What are some of the most common business analysis techniques?
Business analysis is essentially the process of finding out what’s going on in a company – be it good or bad – and finding ways to improve.
Even small companies can benefit from some of the techniques, it is often assumed that it is just the corporates or the consultancies that need to analyze themselves. We would suggest that there is real value in taking a look at some of the thinking and making sure that we are not missing a trick or kidding ourselves that we don’t have any areas we can improve.
Sounds simple, but there are many different flavours of business analysis technique and it can be applied from top to bottom. One of the important things before starting is therefore to identify which suits you best and will work best in the situation required.
Top business analysis techniques
1 – SWOT Analysis (strategy definition)
SWOT analysis is a versatile business analysis technique and one that is favoured by many companies for enterprise level action. It’s a relatively simple approach and therefore one that can be rather high level but nonetheless flexibly applied lower down. The idea is to focus activity on where strengths and opportunities lie and avoid areas of weakness or threat. It can be seen as a quadrant with the aim to target activity in the quarter where strengths and opportunities sit. SWOT analysis is usually applied in defining organisational strategy. Ansoff’s matrix is another useful approach for strategy.
2 – PESTLE Analysis (external environment assessment)
This is used to determine the external environment in which an organisation operates. A variant is Porter’s Five Forces analysis. Both describe the situation in which the organisation exists rather than trying to define the organisation itself, but it can be very useful for guiding business and/or process improvement.

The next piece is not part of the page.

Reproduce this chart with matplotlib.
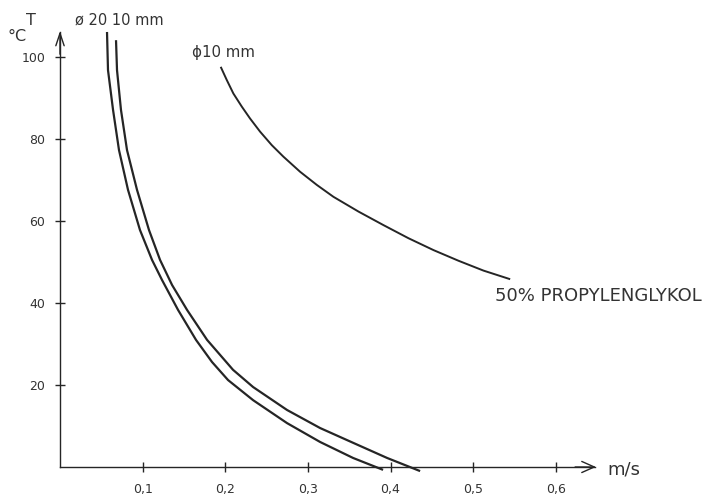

3 – MOST Analysis (internal capability)
A favourite for assessing internal capabilities, MOST analysis involves defining the four elements to ensure your activities are properly aligned to meet your business goals.
4 – SIPOC (process improvement)
This gets more into the nitty gritty of business processes. Forget supply chain – supplies and customers are merely the terms used for actors involved. For example, the IT department could be the supplier and the customer is your staff member. Suppliers and customers can be external or internal, inputs and outputs can be information, actions, raw materials, finished products and so on.
Based on Lean and Six Sigma principles, the idea is to break down individual processes into their component parts and see how they can be improved.
5 – 5 Whys (problem solving)
This is a simple interrogative technique used to quickly get to the bottom of a problem by exploring the cause and effect. The idea is simple – just keep asking questions until you find out why something – a particular function in the business, for example – is not performing, or is performing much better than others. It can be a useful method in order to avoid assumptions and work objectively to find how to do things better.